Certo: basterebbe recepire le direttive europee. L’energia necessaria al nostro sostentamento, e anche in sovrappiù, potrebbe essere prodotta dal fotovoltaico sui tetti sia pubblici che privati, senza ulteriore consumo di suolo; dallo sviluppo dell’idroelettrico – che stranamente non viene preso in considerazione – ed eventualmente dal geotermico di bassa profondità. Si potrebbero potenziare gli impianti eolici già esistenti, sfruttando le nuove tecnologie ma rispettando l’estensione e le altezze attuali, senza altro concedere.

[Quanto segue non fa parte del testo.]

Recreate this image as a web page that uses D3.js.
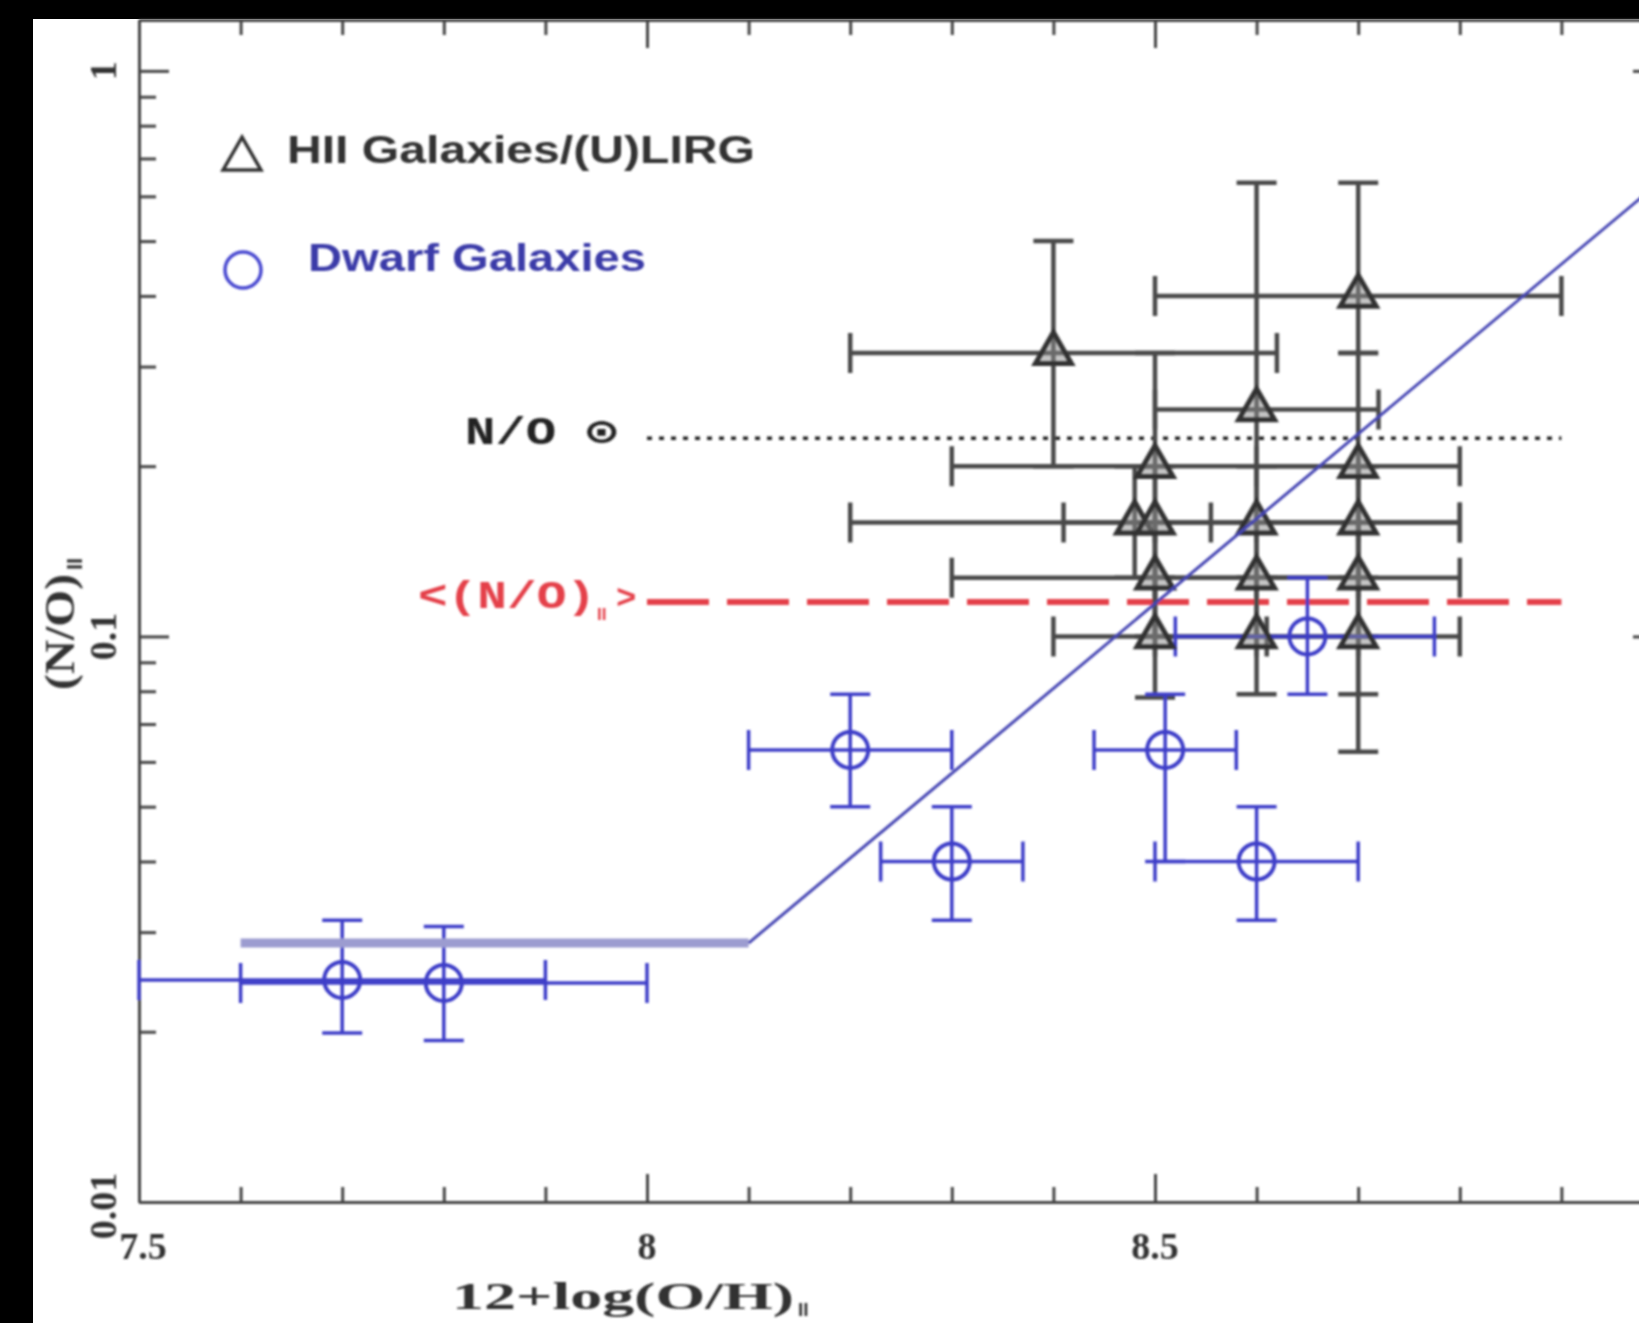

Redigere piani energetici locali e concordati con le comunità, che non distruggano l’economia e il tessuto sociale come invece fanno questi impianti di taglia industriale. Piani che rispettino il territorio e la nostra dignità.

Sono queste le soluzioni suggerite dai 14 Comitati che si sono costituiti per difendere la Sardegna dall’assalto, riunendosi in un Coordinamento regionale. I Comitati chiedono con urgenza una moratoria, per stoppare almeno momentaneamente i progetti e avere il tempo di fare scelte migliori, una Legge regionale di recepimento delle direttive UE, la possibilità di partecipare alla redazione di un piano energetico regionale.

Si attendono i primi passi della Giunta Todde, che molto ha promesso in campagna elettorale. Si è già perso troppo tempo. Intanto gli speculatori avanzano in gran fretta e con arroganza, favoriti da vent’anni di norme nazionali che facilitano incredibilmente ogni tipo di autorizzazione, scavalcando le comunità locali.

La nuova Amministrazione Regionale verrà messa immediatamente alla prova. Alessandra Todde vorrà e sarà capace di tutelare la sua terra, pur rispettando il fine comune della transizione energetica? Sarà capace di condurci all’obiettivo senza barattare la Sardegna?